— EXERCISE REQUIREMENTS —
Copy out each line that includes the word "this".

Plotting code records
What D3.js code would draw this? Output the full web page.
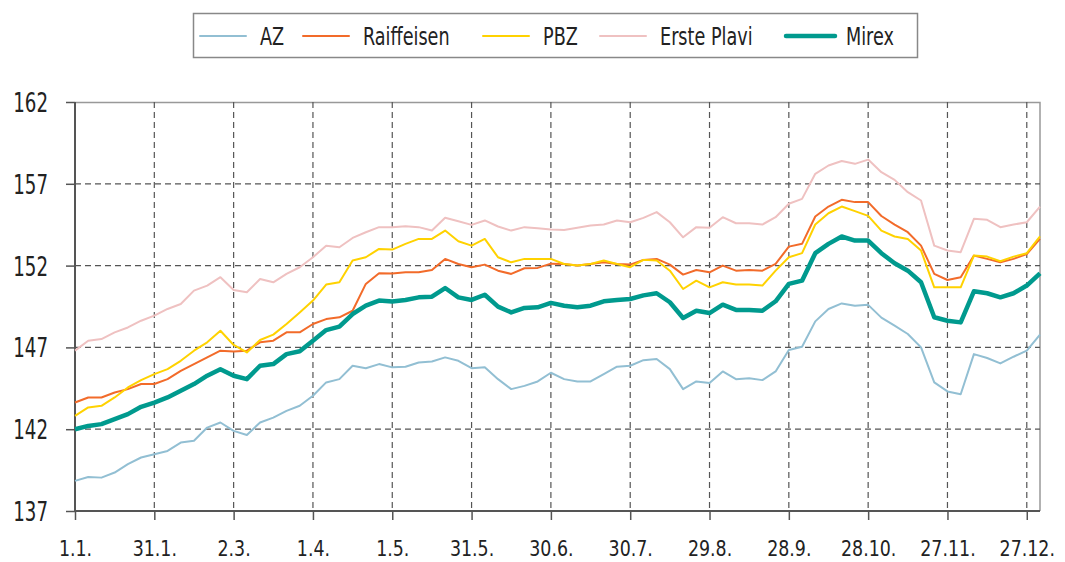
<!DOCTYPE html>
<html>
<head>
<meta charset="utf-8">
<script src="https://cdn.jsdelivr.net/npm/d3@7"></script>
<style>
  body { margin: 0; background: #fff; }
  svg { display: block; }
  text { font-family: "Liberation Sans Narrow", "Arial Narrow", "DejaVu Sans Condensed", sans-serif; fill: #222; }
</style>
</head>
<body>
<div id="chart"></div>
<script>
// day of year (0 = 1.1.), sampled every 5 days
var days = [0,5,10,15,20,25,30,35,40,45,50,55,60,65,70,75,80,85,90,95,100,105,110,115,120,125,130,135,140,145,150,155,160,165,170,175,180,185,190,195,200,205,210,215,220,225,230,235,240,245,250,255,260,265,270,275,280,285,290,295,300,305,310,315,320,325,330,335,340,345,350,355,360,365];

var azValues = [138.84,139.08,139.04,139.35,139.86,140.27,140.47,140.67,141.18,141.29,142.1,142.41,141.9,141.65,142.41,142.71,143.12,143.43,144.04,144.86,145.06,145.88,145.73,145.98,145.78,145.82,146.08,146.14,146.39,146.18,145.73,145.78,145.06,144.45,144.65,144.92,145.45,145.06,144.92,144.92,145.37,145.82,145.88,146.22,146.29,145.67,144.45,144.92,144.83,145.53,145.06,145.12,145.0,145.53,146.84,147.04,148.59,149.35,149.69,149.55,149.6,148.82,148.33,147.82,147.0,144.86,144.31,144.14,146.59,146.35,146.02,146.43,146.8,147.78];

var raiffValues = [143.63,143.94,143.94,144.24,144.45,144.76,144.76,145.06,145.57,145.98,146.39,146.8,146.75,146.8,147.31,147.41,147.92,147.92,148.43,148.73,148.84,149.24,150.88,151.53,151.51,151.59,151.59,151.73,152.41,152.1,151.9,152.06,151.69,151.49,151.84,151.86,152.12,152.1,152.0,152.1,152.2,152.1,152.06,152.35,152.41,152.06,151.45,151.73,151.59,152.0,151.69,151.73,151.69,152.1,153.16,153.33,155.0,155.61,156.02,155.88,155.88,155.03,154.51,154.04,153.22,151.49,151.12,151.29,152.61,152.41,152.2,152.41,152.71,153.63];

var pbzValues = [142.82,143.33,143.43,143.94,144.55,145.0,145.37,145.67,146.18,146.8,147.31,148.02,147.15,146.69,147.45,147.78,148.43,149.14,149.86,150.84,150.98,152.31,152.51,153.02,152.98,153.33,153.63,153.63,154.14,153.49,153.22,153.63,152.51,152.2,152.41,152.41,152.41,152.1,152.0,152.1,152.31,152.1,151.9,152.35,152.31,151.69,150.57,151.08,150.67,150.98,150.84,150.84,150.78,151.69,152.51,152.76,154.51,155.2,155.61,155.33,155.04,154.14,153.78,153.63,152.92,150.67,150.67,150.67,152.61,152.55,152.27,152.55,152.76,153.78];

var ersteValues = [146.8,147.41,147.51,147.92,148.22,148.63,148.94,149.35,149.65,150.47,150.78,151.29,150.51,150.37,151.18,150.98,151.49,151.9,152.51,153.22,153.12,153.69,154.04,154.35,154.35,154.41,154.35,154.14,154.92,154.71,154.49,154.76,154.39,154.14,154.35,154.29,154.2,154.18,154.31,154.45,154.51,154.76,154.65,154.92,155.27,154.65,153.73,154.35,154.31,154.96,154.59,154.59,154.51,154.96,155.78,156.08,157.61,158.12,158.39,158.22,158.48,157.71,157.24,156.49,155.98,153.22,152.92,152.82,154.86,154.8,154.35,154.51,154.65,155.61];

var mirexValues = [142.0,142.2,142.31,142.61,142.92,143.37,143.63,143.94,144.35,144.76,145.27,145.67,145.27,145.06,145.88,145.98,146.59,146.76,147.41,148.06,148.27,149.04,149.55,149.86,149.8,149.9,150.06,150.1,150.63,150.06,149.9,150.22,149.49,149.14,149.41,149.45,149.72,149.55,149.45,149.55,149.82,149.9,149.96,150.18,150.31,149.76,148.8,149.24,149.1,149.61,149.29,149.29,149.24,149.82,150.88,151.08,152.76,153.33,153.78,153.53,153.53,152.76,152.14,151.69,150.98,148.84,148.63,148.53,150.43,150.31,150.06,150.31,150.78,151.53];

var seriesNames = ["AZ", "Raiffeisen", "PBZ", "Erste Plavi", "Mirex"];
var seriesColors = ["#92bfd3", "#f26b2a", "#ffd200", "#efc1c1", "#009a8e"];
var seriesWidths = [2, 2, 2, 2, 4.5];
var seriesData = [azValues, raiffValues, pbzValues, ersteValues, mirexValues];

var xTickDays = [0, 30, 60, 90, 120, 150, 180, 210, 240, 270, 300, 330, 360];
var xTickLabels = ["1.1.", "31.1.", "2.3.", "1.4.", "1.5.", "31.5.", "30.6.", "30.7.", "29.8.", "28.9.", "28.10.", "27.11.", "27.12."];
var yTicks = [137, 142, 147, 152, 157, 162];

var svgWidth = 1065;
var svgHeight = 562;
var margin = { top: 102, right: 25, bottom: 51, left: 75 };
var width = svgWidth - margin.left - margin.right;
var height = svgHeight - margin.top - margin.bottom;

var svg = d3.select("#chart")
    .append("svg")
    .attr("width", svgWidth)
    .attr("height", svgHeight);

var chartGroup = svg.append("g")
    .attr("transform", "translate(" + margin.left + "," + margin.top + ")");

var xScale = d3.scaleLinear().domain([0, 365]).range([0, width]);
var yScale = d3.scaleLinear().domain([137, 162]).range([height, 0]);

// frame (top / right)
chartGroup.append("path")
    .attr("d", "M0,0.5H" + width + "V" + height)
    .attr("fill", "none")
    .attr("stroke", "#999")
    .attr("stroke-width", 1.5);

// grid
chartGroup.selectAll(".hgrid")
    .data(yTicks.filter(function(d) { return d > 137 && d < 162; }))
    .enter().append("line")
    .attr("x1", 0).attr("x2", width)
    .attr("y1", function(d) { return yScale(d); })
    .attr("y2", function(d) { return yScale(d); })
    .attr("stroke", "#555")
    .attr("stroke-width", 1.2)
    .attr("stroke-dasharray", "6,4");

chartGroup.selectAll(".vgrid")
    .data(xTickDays.slice(1))
    .enter().append("line")
    .attr("x1", function(d) { return xScale(d); })
    .attr("x2", function(d) { return xScale(d); })
    .attr("y1", 0).attr("y2", height)
    .attr("stroke", "#555")
    .attr("stroke-width", 1.2)
    .attr("stroke-dasharray", "6,4");

// axes
var bottomAxis = d3.axisBottom(xScale)
    .tickValues(xTickDays)
    .tickFormat(function(d, i) { return xTickLabels[i]; })
    .tickSize(9);
var leftAxis = d3.axisLeft(yScale)
    .tickValues(yTicks)
    .tickSize(9);

var xAxisG = chartGroup.append("g")
    .attr("transform", "translate(0," + height + ")")
    .call(bottomAxis);
var yAxisG = chartGroup.append("g")
    .call(leftAxis);

[xAxisG, yAxisG].forEach(function(g) {
    g.select(".domain").attr("stroke", "#555").attr("stroke-width", 2);
    g.selectAll(".tick line").attr("stroke", "#555").attr("stroke-width", 1.5);
    g.selectAll(".tick text").attr("fill", "#222").attr("x", 0).attr("y", 0).attr("dy", null);
});
xAxisG.select(".domain").attr("d", "M0,0H" + width);
yAxisG.select(".domain").attr("d", "M0," + height + "V0");

// narrow condensed look: squeeze the glyphs horizontally
xAxisG.selectAll(".tick text")
    .attr("font-size", 22)
    .attr("transform", "translate(0,45) scale(0.88,1)");
yAxisG.selectAll(".tick text")
    .attr("font-size", 27)
    .attr("transform", "translate(-27,9.5) scale(0.75,1)");

// lines
var line = d3.line()
    .x(function(d, i) { return xScale(days[i]); })
    .y(function(d) { return yScale(d); });

chartGroup.selectAll(".series")
    .data(seriesData)
    .enter().append("path")
    .attr("class", "series")
    .attr("d", function(d) { return line(d); })
    .attr("fill", "none")
    .attr("stroke", function(d, i) { return seriesColors[i]; })
    .attr("stroke-width", function(d, i) { return seriesWidths[i]; })
    .attr("stroke-linejoin", "round");

// legend
var legendX = [200, 303, 483, 600, 786];
var legend = svg.append("g");
legend.append("rect")
    .attr("x", 193.5).attr("y", 13.5)
    .attr("width", 724).attr("height", 44)
    .attr("fill", "#fff")
    .attr("stroke", "#888")
    .attr("stroke-width", 1.5);

var items = legend.selectAll(".item")
    .data(seriesNames)
    .enter().append("g")
    .attr("transform", function(d, i) { return "translate(" + legendX[i] + ",36)"; });
items.append("line")
    .attr("x1", 0).attr("x2", function(d, i) { return i === 4 ? 49 : 46; })
    .attr("stroke", function(d, i) { return seriesColors[i]; })
    .attr("stroke-width", function(d, i) { return i === 4 ? 4.5 : 2; })
    .attr("stroke-linecap", "round");
items.append("text")
    .attr("font-size", 24.5)
    .attr("transform", "translate(60,9) scale(0.8,1)")
    .text(function(d) { return d; });
</script>
</body>
</html>
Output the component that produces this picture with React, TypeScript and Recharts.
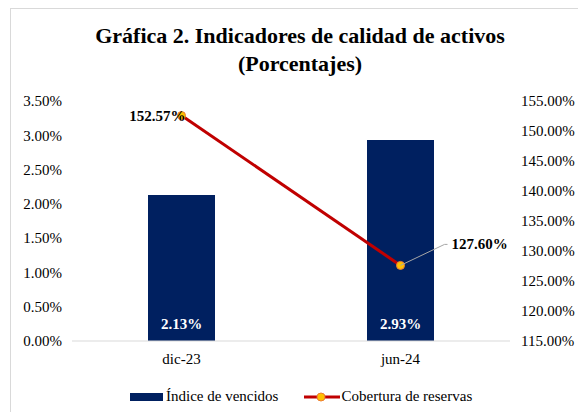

— FINISHED ANSWER —
What D3.js code would draw this? Output the full web page.
Output the component that produces this picture with React, TypeScript and Recharts.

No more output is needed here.